Jack: "He got killed."

Marty: "The guy in Elizabeth, huh?"

Sam: "Yeah, he was away two weeks. I told him that was what was going to happen to him. So when people don't want to listen . . ."

Marty: "He tried to be a big man?"

The dialogue sounds like a Grade-B gangster movie on late-night television, but the script is from life. It is a chillingly real conversation that took place among three Mafia hoodlums in their hangout. The subject of the session: methods of dispatching associates to a better world. This and other candid peeps at organized crime became available last week when a 2,000-page transcript of FBI tape recordings was filed in Federal District Court in Newark, N.J. The tapes were presented by the district attorney in connection with extortion-conspiracy charges against Simone Rizzo ("Sam the Plumber") De-Cavalcante, a New Jersey Mafia leader. The FBI had bugged four mob hangouts in New Jersey and Pennsylvania, including the office of DeCavalcante's Kenilworth, N.J., plumbing-supply firm.

The transcript referred to eight murders. These facts, however, cannot be used to prosecute anyone because such bugging and wiretapping was illegal at the time. Subsequent legislation legalizing eavesdropping under certain circumstances is not retroactive.

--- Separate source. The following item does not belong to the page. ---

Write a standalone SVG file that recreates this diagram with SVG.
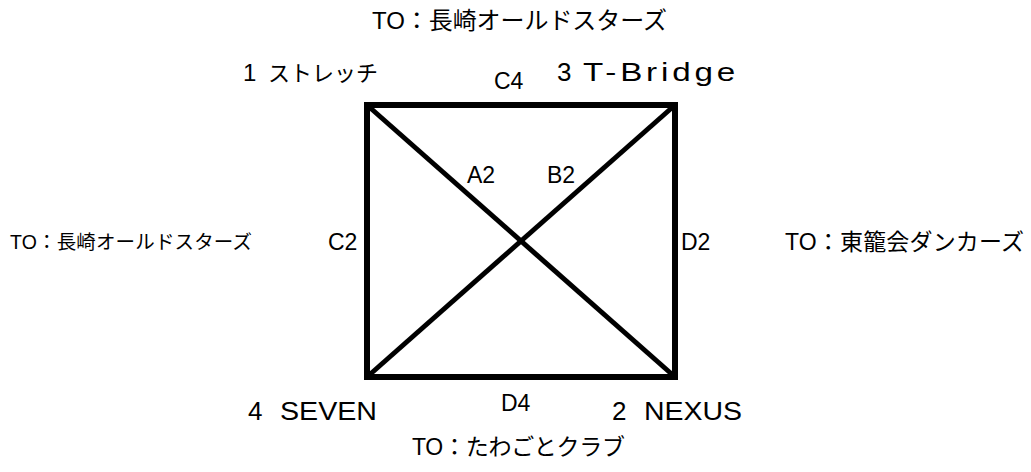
<svg xmlns="http://www.w3.org/2000/svg" width="1031" height="472" viewBox="0 0 1031 472">
<style>
text{font-family:"Liberation Sans","Noto Sans CJK JP",Arial,sans-serif;fill:#000}
.el{font-size:23px}
.nd{font-size:26px}
.edge{stroke:#000;fill:none}
</style>
<rect width="1031" height="472" fill="#fff"/>
<g id="connectors">
<rect class="edge" x="367" y="105" width="308" height="272" stroke-width="6"/>
<line class="edge" x1="367" y1="105" x2="675" y2="377" stroke-width="5"/>
<line class="edge" x1="367" y1="377" x2="675" y2="105" stroke-width="5"/>
<text class="el" x="494" y="89">C4</text>
<text class="el" x="467" y="183">A2</text>
<text class="el" x="547" y="183">B2</text>
<text class="el" x="328" y="250">C2</text>
<text class="el" x="681" y="250">D2</text>
<text class="el" x="501" y="411">D4</text>
</g>
<g id="node-1">
<text style="font-size:24px" x="243" y="81">1</text>
<text style="font-size:22px" x="268" y="81" textLength="110" lengthAdjust="spacing">ストレッチ</text>
</g>
<g id="node-3">
<text class="nd" x="557" y="81">3</text>
<text class="nd" x="583" y="81" style="letter-spacing:3px" textLength="156" lengthAdjust="spacingAndGlyphs">T-Bridge</text>
</g>
<g id="node-4">
<text class="nd" x="248" y="420">4</text>
<text class="nd" x="280" y="420" textLength="97" lengthAdjust="spacingAndGlyphs">SEVEN</text>
</g>
<g id="node-2">
<text class="nd" x="612" y="420">2</text>
<text class="nd" x="644" y="420" textLength="98" lengthAdjust="spacingAndGlyphs">NEXUS</text>
</g>
<g id="to-top">
<text style="font-size:24px" x="372" y="29" textLength="295" lengthAdjust="spacing">TO：長崎オールドスターズ</text>
</g>
<g id="to-left">
<text style="font-size:19.5px" x="10" y="249" textLength="242" lengthAdjust="spacing">TO：長崎オールドスターズ</text>
</g>
<g id="to-right">
<text style="font-size:23px" x="785" y="250" textLength="239" lengthAdjust="spacing">TO：東籠会ダンカーズ</text>
</g>
<g id="to-bottom">
<text style="font-size:23px" x="412" y="455" textLength="213" lengthAdjust="spacing">TO：たわごとクラブ</text>
</g>
</svg>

Protecting People. Much of the recorded conversation centered on the fine points of murder, and it was clear that, in the underworld, neatness counts. The 1951 gunning down of Willie Moretti in a Cliffside Park, N.J., restaurant was distasteful to Angelo DeCarlo, who had a better idea: "Now like you got four or five guys in the room. You know they're going to kill you. They say, 'Tony Boy wants to shoot you in the head and leave you in the street, or would you rather take this [a fatal drug], we put you behind your wheel, we don't have to embarrass your family.' That's what they should have done to Willie. Sure, that man never should have been disgraced like that." Added DeCavalcante: "It leaves a bad taste. We're out to protect people." At times, the mob seems to have a conscience.

Mobsters were overheard deploring the 1962 hand-grenade slaying of "Cadillac Charlie" Cavallaro in Youngstown, Ohio, because the blast also killed the victim's eleven-year-old son.

Another time, DeCarlo told of the stylish dispatching of a cooperative victim named Itchie: "I said, 'You gotta go, why not let me hit you right in the heart and you won't feel a thing?' He said, Tm innocent, Ray, but if you've got to do it . . .' So I hit him in the heart and it went right through him." Some victims were less cooperative, such as the one many years ago described by Anthony Boiardo, son of Ruggiero ("the Boot") Boiardo: "The Boot hit him with a hammer. The guy goes down and he comes up. So I got a crowbar this big, Ray. Eight shots in the head. What do you think he finally did to me? He spit at me."